Constructive interference (Unit 10)
Standing waves exist because the incident wave and its reflection superpose. At the fundamental frequency, that superposition produces stable constructive interference at the antinode and complete cancellation at the nodes, which is why the pattern looks frozen in place.
Overtones (Unit 10)
Overtones are every standing-wave frequency above the fundamental. The numbering is off by one from harmonics (the first overtone is the second harmonic), which is a favorite trap in multiple-choice questions.
Fundamental frequency shows up in both multiple-choice and free-response questions about standing waves. A released 2019 free-response question used the term directly. Typical tasks: sketch the fundamental standing-wave pattern for a given boundary condition, calculate f₁ from wave speed and length using f₁ = v/2L or f₁ = v/4L, and predict how f₁ changes when you alter the system (shorten the string, increase tension, switch from an open tube to a closed one). The most common conceptual trap is mixing up which boundary conditions give which formula. Always start by drawing the nodes and antinodes; the picture tells you the wavelength, and the wavelength gives you the frequency.

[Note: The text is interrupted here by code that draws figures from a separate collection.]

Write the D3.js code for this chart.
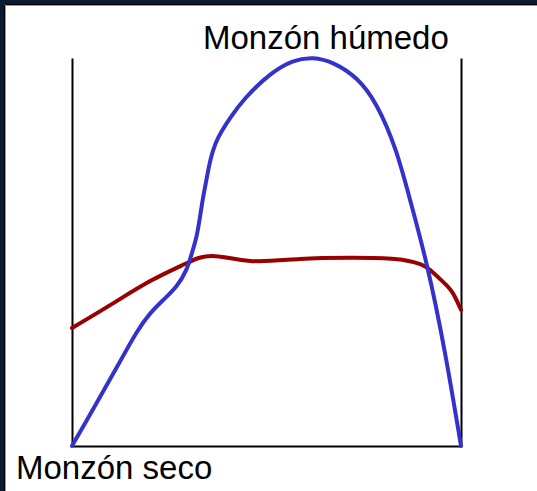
<!DOCTYPE html>
<html>
<head>
<meta charset="utf-8">
<script src="https://cdn.jsdelivr.net/npm/d3@7"></script>
<style>
  html, body { margin: 0; padding: 0; background: #ffffff; }
  svg { display: block; }
</style>
</head>
<body>
<div id="chart"></div>
<script>
// position in the year (0-100) and relative level (0-100)
var wet_x = [0, 2.8, 7.2, 11.6, 17.0, 20.1, 23.4, 27.0, 29.6, 30.8, 32.1, 32.9, 33.7, 34.7, 35.5, 36.8, 38.6, 40.6, 43.9, 50.9, 56.8, 62.0, 67.1, 73.3, 78.4, 83.5, 86.9, 91.3, 95.9, 100];
var wet_y = [0, 4.9, 12.6, 20.4, 30.2, 34.3, 37.6, 41.0, 45.4, 49.7, 53.9, 59.0, 64.2, 69.3, 73.7, 78.1, 81.4, 84.5, 89.2, 96.1, 99.5, 100.3, 99.0, 95.1, 88.4, 76.3, 63.4, 47.2, 24.7, 0];
var dry_x = [0, 9.8, 20.1, 29.0, 36.0, 45.8, 58.6, 71.5, 83.0, 89.5, 92.0, 95.4, 97.9, 100];
var dry_y = [30.4, 36.3, 42.5, 46.9, 49.0, 47.7, 48.2, 48.5, 48.2, 46.9, 45.4, 42.3, 39.4, 35.1];
var label_top = 'Monzón húmedo';
var label_bottom = 'Monzón seco';

function MonsoonPlotter() {
  this._width = 537;
  this._height = 491;
  this._left = 72;
  this._right = 461;
  this._top = 58;
  this._bottom = 446;
  this._font = '"Liberation Sans", Arial, sans-serif';
  this._font_size = '33px';
}

MonsoonPlotter.prototype._frame = function(svg) {
  svg.append('svg:rect')
    .attr('width', this._width).attr('height', this._height)
    .attr('fill', '#ffffff');
  svg.append('svg:rect')
    .attr('x', 0).attr('y', 0).attr('width', this._width).attr('height', 4)
    .attr('fill', '#0b1a31');
  svg.append('svg:rect')
    .attr('x', 0).attr('y', 0).attr('width', 4).attr('height', this._height)
    .attr('fill', '#0b1a31');
  svg.append('svg:path')
    .attr('d', 'M4.5,' + this._height + 'V4.5H' + this._width)
    .attr('fill', 'none').attr('stroke', '#000000').attr('stroke-width', 1);
  svg.append('svg:path')
    .attr('d', 'M5.5,' + this._height + 'V5.5H' + this._width)
    .attr('fill', 'none').attr('stroke', '#9a9a9a').attr('stroke-width', 1);
}

MonsoonPlotter.prototype._zip = function(xs, ys) {
  return xs.map((d, i) => [d, ys[i]]);
}

MonsoonPlotter.prototype.plot = function(container) {
  let svg = d3.select(container).append('svg:svg')
    .attr('width', this._width)
    .attr('height', this._height);

  this._frame(svg);

  let x = d3.scaleLinear().domain([0, 100]).range([this._left, this._right]);
  let y = d3.scaleLinear().domain([0, 100]).range([this._bottom, this._top]);

  let axes = [
    [d3.axisLeft(y), 'translate(' + x(0) + ',0)'],
    [d3.axisRight(y), 'translate(' + x(100) + ',0)'],
    [d3.axisBottom(x), 'translate(0,' + y(0) + ')']
  ];
  for(let a of axes) {
    let g = svg.append('svg:g')
      .attr('transform', a[1])
      .call(a[0].tickValues([]).tickSizeOuter(0));
    g.select('.domain')
      .attr('stroke', '#000000')
      .attr('stroke-width', 2);
  }

  let dry_line = d3.line()
    .x(d => x(d[0]))
    .y(d => y(d[1]))
    .curve(d3.curveNatural);

  // the wet season curve is traced densely, a basis spline smooths the tracing
  let wet_line = d3.line()
    .x(d => x(d[0]))
    .y(d => y(d[1]))
    .curve(d3.curveBasis);

  svg.append('svg:path')
    .datum(this._zip(dry_x, dry_y))
    .attr('d', dry_line)
    .attr('fill', 'none')
    .attr('stroke', '#990000')
    .attr('stroke-width', 4)
    .attr('stroke-linecap', 'round');

  svg.append('svg:path')
    .datum(this._zip(wet_x, wet_y))
    .attr('d', wet_line)
    .attr('fill', 'none')
    .attr('stroke', '#3333cc')
    .attr('stroke-width', 4)
    .attr('stroke-linecap', 'round');

  svg.append('svg:text')
    .attr('x', 203)
    .attr('y', 49)
    .attr('font-family', this._font)
    .attr('font-size', this._font_size)
    .attr('fill', '#000000')
    .text(label_top);

  svg.append('svg:text')
    .attr('x', 16)
    .attr('y', 479)
    .attr('font-family', this._font)
    .attr('font-size', this._font_size)
    .attr('fill', '#000000')
    .text(label_bottom);
}

new MonsoonPlotter().plot('#chart');
</script>
</body>
</html>
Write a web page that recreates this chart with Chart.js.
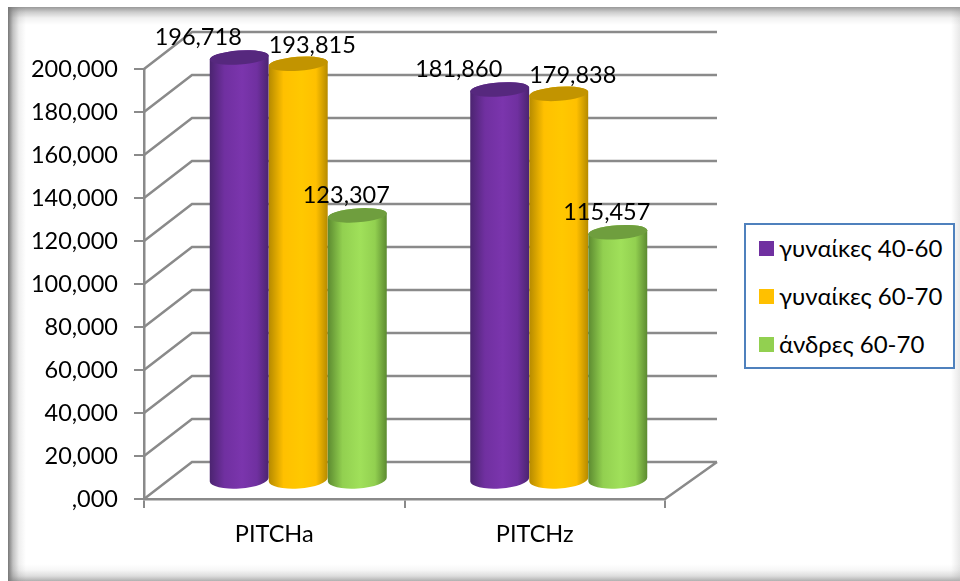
<!DOCTYPE html>
<html>
<head>
<meta charset="utf-8">
<script src="https://cdn.jsdelivr.net/npm/chart.js@4"></script>
<style>
html, body { margin:0; padding:0; background:#fff; overflow:hidden; }
#wrap { position:relative; width:960px; height:581px; }
#frame { position:absolute; left:8px; top:7px; width:952px; height:574px;
  background:
    linear-gradient(to right, #777, rgba(120,120,120,.45) 5px, rgba(120,120,120,.12) 11px, rgba(120,120,120,0) 18px),
    linear-gradient(to bottom, #999, rgba(140,140,140,.45) 5px, rgba(140,140,140,.12) 11px, rgba(140,140,140,0) 18px),
    linear-gradient(to top, #b0b0b0, rgba(170,170,170,.4) 5px, rgba(170,170,170,.1) 11px, rgba(170,170,170,0) 17px),
    linear-gradient(to left, #e8e8e8, rgba(230,230,230,0) 9px); }
canvas { position:absolute; left:0; top:0; }
#legend { position:absolute; left:744px; top:223px; width:207px; height:142px; border:2px solid #4f81bd; background:#fff;
  font:24px Lato, "Noto Sans", sans-serif; color:#000; }
#legend div { position:absolute; left:33px; line-height:30px; white-space:nowrap; }
#legend i { position:absolute; left:-20px; top:8px; width:15px; height:15px; }
</style>
</head>
<body>
<div id="wrap">
  <div id="frame"></div>
  <canvas id="chart" width="960" height="581"></canvas>
  <div id="legend"></div>
</div>
<script>
const categories = ['PITCHa', 'PITCHz'];
const seriesNames = ['γυναίκες 40-60', 'γυναίκες 60-70', 'άνδρες 60-70'];
const women4060 = [196718, 181860];
const women6070 = [193815, 179838];
const men6070 = [123307, 115457];
const tickLabels = [',000', '20,000', '40,000', '60,000', '80,000', '100,000', '120,000', '140,000', '160,000', '180,000', '200,000'];

const colors = ['#7030a0', '#ffc000', '#92d050'];
const edgeColors = ['#4b2470', '#b58a00', '#5c8a30'];
const lightColors = ['#7b35ad', '#ffc800', '#a0e05a'];
const capColors = ['#56287e', '#c29400', '#6f9e3e'];
const labelOffsets = [[-41, -20], [14, -18], [-11, -20]];

// depth of the 3d box
const DX = 48, DY = 37;
const TILT = -0.07;
const fontName = 'Lato, "Noto Sans", sans-serif';

function fmt(v) {
    return v.toLocaleString('en-US');
}

function drawCylinder(ctx, bar, i) {
    const x0 = bar.x - bar.width / 2 + DX / 2, x1 = x0 + bar.width, cx = (x0 + x1) / 2, rx = bar.width / 2;
    const top = bar.y - DY / 2, bot = bar.base - DY / 2;
    const g = ctx.createLinearGradient(x0, 0, x1, 0);
    g.addColorStop(0, edgeColors[i]);
    g.addColorStop(0.25, colors[i]);
    g.addColorStop(0.55, lightColors[i]);
    g.addColorStop(0.8, colors[i]);
    g.addColorStop(1, edgeColors[i]);
    ctx.save();
    ctx.fillStyle = g;
    ctx.beginPath();
    ctx.ellipse(cx, bot, rx, 9, TILT, Math.PI, 0, true);
    ctx.ellipse(cx, top, rx, 7, TILT, 0, Math.PI, true);
    ctx.closePath();
    ctx.fill();
    ctx.fillStyle = capColors[i];
    ctx.beginPath();
    ctx.ellipse(cx, top, rx, 7, TILT, 0, Math.PI * 2);
    ctx.fill();
    ctx.restore();
}

const box3d = {
    id: 'box3d',
    beforeDatasetsDraw(chart) {
        const ctx = chart.ctx, y = chart.scales.y, a = chart.chartArea;
        ctx.save();
        ctx.strokeStyle = '#8a8a8a';
        ctx.lineWidth = 2.5;
        ctx.beginPath();
        y.ticks.forEach(t => {
            const py = y.getPixelForValue(t.value);
            ctx.moveTo(a.left, py);
            ctx.lineTo(a.left + DX, py - DY);
            ctx.lineTo(a.right + DX + 4, py - DY);
        });
        ctx.moveTo(a.right, a.bottom);
        ctx.lineTo(a.right + DX + 4, a.bottom - DY);
        ctx.stroke();
        ctx.restore();
        // cylinders instead of the flat bars, later series in front
        chart.data.datasets.forEach((ds, i) => {
            chart.getDatasetMeta(i).data.forEach(bar => drawCylinder(ctx, bar, i));
        });
    },
    beforeDatasetDraw() {
        return false;
    },
    afterDatasetsDraw(chart) {
        const ctx = chart.ctx;
        ctx.save();
        ctx.font = '23.5px ' + fontName;
        ctx.fillStyle = '#000';
        ctx.textAlign = 'center';
        ctx.textBaseline = 'middle';
        chart.data.datasets.forEach((ds, i) => {
            chart.getDatasetMeta(i).data.forEach((bar, j) => {
                ctx.fillText(fmt(ds.data[j]), bar.x + DX / 2 + labelOffsets[i][0], bar.y - DY / 2 + labelOffsets[i][1]);
            });
        });
        ctx.restore();
    }
};

const seriesValues = [women4060, women6070, men6070];
const chart = new Chart(document.getElementById('chart'), {
    type: 'bar',
    plugins: [box3d],
    data: {
        labels: categories,
        datasets: seriesNames.map((name, i) => ({
            label: name,
            data: seriesValues[i],
            backgroundColor: colors[i]
        }))
    },
    options: {
        responsive: false,
        animation: false,
        devicePixelRatio: 1,
        layout: { padding: { top: 69, right: 295, bottom: 0, left: 0 } },
        categoryPercentage: 0.68,
        barPercentage: 1,
        plugins: { legend: { display: false }, tooltip: { enabled: false } },
        scales: {
            x: {
                afterFit(s) { s.height = 82; },
                border: { color: '#8a8a8a', width: 2.5 },
                grid: { drawOnChartArea: false, color: '#8a8a8a', lineWidth: 2, tickLength: 9 },
                ticks: { color: '#000', font: { family: fontName, size: 23.5 }, padding: 12 }
            },
            y: {
                min: 0,
                max: 200000,
                afterFit(s) { s.width = 144; },
                border: { color: '#8a8a8a', width: 2.5 },
                grid: { drawOnChartArea: false, color: '#8a8a8a', lineWidth: 2, tickLength: 10 },
                ticks: {
                    stepSize: 20000,
                    padding: 16,
                    color: '#000',
                    font: { family: fontName, size: 23.5 },
                    callback: (v, i) => tickLabels[i]
                }
            }
        }
    }
});

// legend box
const legend = document.getElementById('legend');
seriesNames.forEach((name, i) => {
    const row = document.createElement('div');
    row.style.top = (8 + i * 48) + 'px';
    row.innerHTML = '<i style="background:' + colors[i] + '"></i>' + name;
    legend.appendChild(row);
});
</script>
</body>
</html>
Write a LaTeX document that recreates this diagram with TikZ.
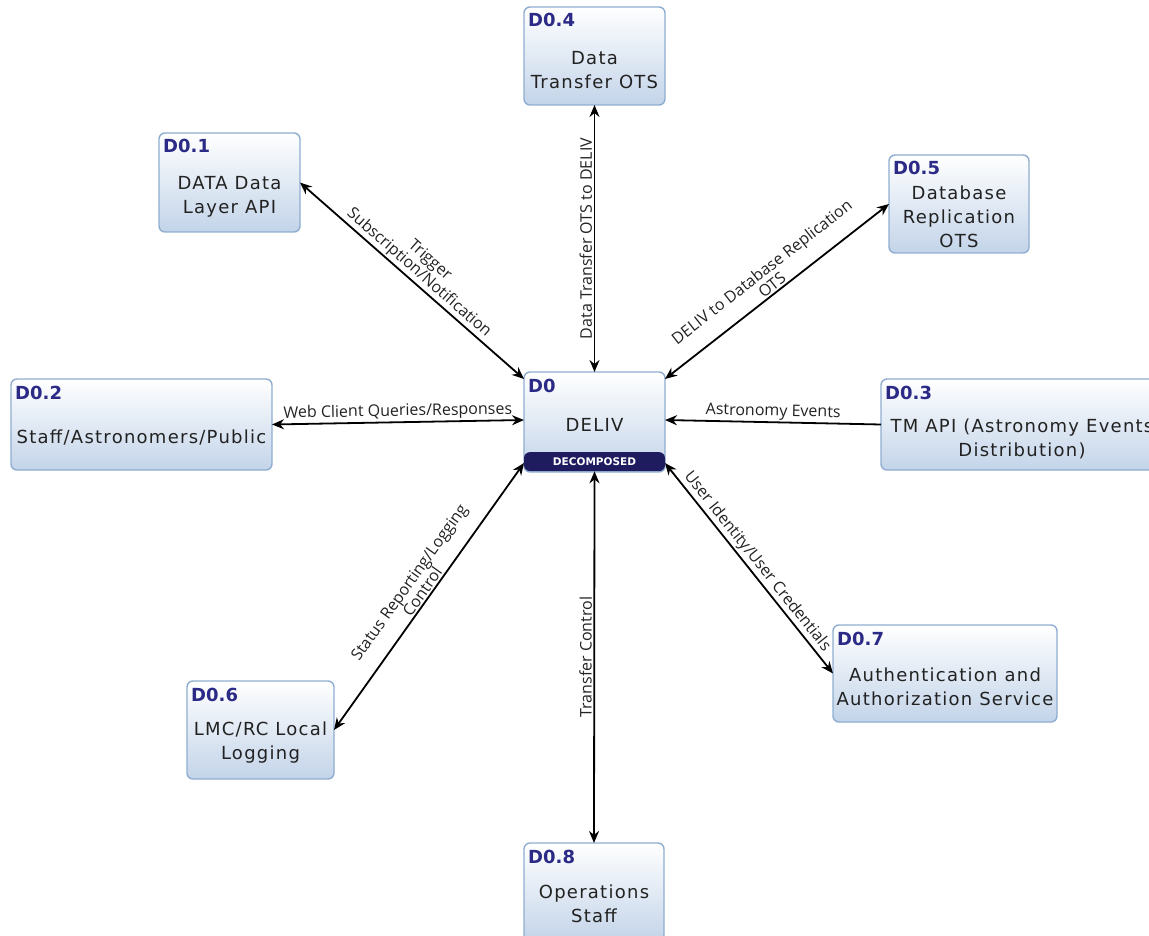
\documentclass[tikz,border=0pt]{standalone}
\usepackage{fontspec}
\setmainfont{DejaVu Sans}
\newfontfamily\boxfont[LetterSpace=7]{DejaVu Sans}
\newfontfamily\hdrfont{DejaVu Sans}
\newfontfamily\lblfont{Open Sans}
\usetikzlibrary{arrows.meta}

\definecolor{boxedge}{HTML}{8FADD0}
\definecolor{boxlow}{HTML}{C3D4E9}
\definecolor{hdrblue}{HTML}{2B2A86}
\definecolor{barnavy}{HTML}{1E1B5E}
\definecolor{bodytext}{HTML}{222222}

\tikzset{
  pbox/.style={draw=boxedge, line width=1.4pt, rounded corners=6pt,
    top color=white, bottom color=boxlow, inner sep=0pt, outer sep=0pt},
  hdr/.style={anchor=base west, inner sep=0pt, text=hdrblue,
    font=\hdrfont\fontsize{18}{22}\selectfont\bfseries},
  body/.style={align=center, inner sep=0pt, text=bodytext,
    font=\boxfont\fontsize{18}{24}\selectfont},
  decbar/.style={fill=barnavy, rounded corners=6pt, inner sep=0pt,
    minimum height=19pt, text=white,
    font=\hdrfont\fontsize{10.5}{12}\selectfont\bfseries},
  flow/.style={line width=1.8pt, black},
  both/.style={flow, {Stealth[length=12pt,width=10pt]}-{Stealth[length=12pt,width=10pt]}},
  intohead/.style={flow, {Stealth[length=12pt,width=10pt]}-},
  lbl/.style={sloped, above, align=center, inner sep=1.5pt, text=bodytext,
    font=\lblfont\fontsize{16}{16.5}\selectfont},
}

% \procbox{name}{x1}{y1}{x2}{y2}{id}{body}{body offset}
\newcommand{\procbox}[8]{%
  \node[pbox, minimum width={(#4-#2)*1pt}, minimum height={(#5-#3)*1pt}]
    (#1) at ({(#2+#4)/2},{(#3+#5)/2}) {};
  \node[hdr] (#1h) at ([xshift=4pt,yshift=-20pt]#1.north west) {#6};
  \node[body] (#1t) at ([yshift=-#8pt]#1.center) {#7};
}

\begin{document}
\begin{tikzpicture}[x=1pt,y=-1pt]
\useasboundingbox (0,0) rectangle (1149,936);
\clip (0,0) rectangle (1149,936);

% process boxes
\procbox{d04}{524}{7}{665}{105}{D0.4}{Data\\Transfer OTS}{14}
\procbox{d01}{159}{133}{300}{232}{D0.1}{DATA Data\\Layer API}{14}
\procbox{d05}{889}{155}{1029}{253}{D0.5}{Database\\Replication\\OTS}{13}
\procbox{d02}{11}{379}{272}{470}{D0.2}{Staff/Astronomers/Public}{13}
\procbox{d03}{881}{379}{1163}{470}{D0.3}{TM API (Astronomy Events\\Distribution)}{14}
\procbox{d06}{187}{681}{334}{779}{D0.6}{LMC/RC Local\\Logging}{13}
\procbox{d07}{833}{625}{1057}{722}{D0.7}{Authentication and\\Authorization Service}{13}
\procbox{d08}{524}{843}{664}{941}{D0.8}{Operations\\Staff}{12}

% central process
\procbox{d0}{524}{372}{665}{472}{D0}{DELIV}{3}
\node[decbar, minimum width=141pt, anchor=south] (d0bar) at ([yshift=0.7pt]d0.south) {DECOMPOSED};

% flows
\draw[both] (d01.east) -- ([yshift=-7pt]d0.north west)
  node[lbl, midway] (l1) {Trigger\\Subscription/Notification};
\draw[both] (d0.north) -- (d04.south)
  node[lbl, midway] (l2) {Data Transfer OTS to DELIV};
\draw[both] ([yshift=-7pt]d0.north east) -- (d05.west)
  node[lbl, midway] (l3) {DELIV to Database Replication\\OTS};
\draw[both] (d02.east) -- ([yshift=2pt]d0.west)
  node[lbl, midway] (l4) {Web Client Queries/Responses};
\draw[intohead] ([yshift=2pt]d0.east) -- (d03.west)
  node[lbl, midway] (l5) {Astronomy Events};
\draw[both] (d06.east) -- ([yshift=9pt]d0.south west)
  node[lbl, midway] (l6) {Status Reporting/Logging\\Control};
\draw[both] ([yshift=9pt]d0.south east) -- (d07.west)
  node[lbl, midway] (l7) {User Identity/User Credentials};
\draw[both] (d08.north) -- (d0bar.south)
  node[lbl, midway] (l8) {Transfer Control};
\end{tikzpicture}
\end{document}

The fundamental frequency IS the first harmonic, not something separate from the harmonics. Harmonics are the full set of allowed standing-wave frequencies (f₁, 2f₁, 3f₁... for a string), and the fundamental is just the bottom rung of that ladder. Watch the overtone numbering too. The second harmonic is the first overtone, because overtones only count the frequencies above the fundamental.
The fundamental frequency is the lowest standing-wave frequency a system can support, set by the longest wavelength that fits the boundary conditions.
For a string fixed at both ends or a tube open at both ends, f₁ = v/2L because the longest fitting wavelength is 2L.
For a tube closed at one end, f₁ = v/4L, and the system only supports odd harmonics (f₁, 3f₁, 5f₁...).
The fundamental and the first harmonic are the same thing, but the first overtone is the second harmonic.
Higher harmonics on a string or in an open-open tube are integer multiples of the fundamental, so finding f₁ unlocks every other allowed frequency.
Changing the length, tension, or medium changes the wave speed or wavelength, which shifts the fundamental frequency in predictable ways you can calculate.
It's the lowest frequency at which a string or air column can form a standing wave, determined by the longest wavelength the boundary conditions allow. For a string fixed at both ends, that's f₁ = v/2L.
Yes. The fundamental frequency and the first harmonic are two names for the exact same lowest standing-wave frequency. The confusion comes from overtones, since the first overtone is actually the second harmonic.
It isn't different in kind, it's just the lowest one. Harmonics are all the allowed standing-wave frequencies of a system, and the fundamental is the first member of that set. Every other harmonic is a multiple of it (all integers for strings and open tubes, odd integers only for closed-open tubes).
It depends on the boundary conditions. Use f₁ = v/2L for a string fixed at both ends or a tube open at both ends, and f₁ = v/4L for a tube closed at one end, where v is the wave speed and L is the length.
A closed-open tube fits only a quarter wavelength in length L (node at the closed end, antinode at the open end), while an open-open tube fits a half wavelength. The longer wavelength in the closed tube means a lower frequency, exactly half the open tube's fundamental.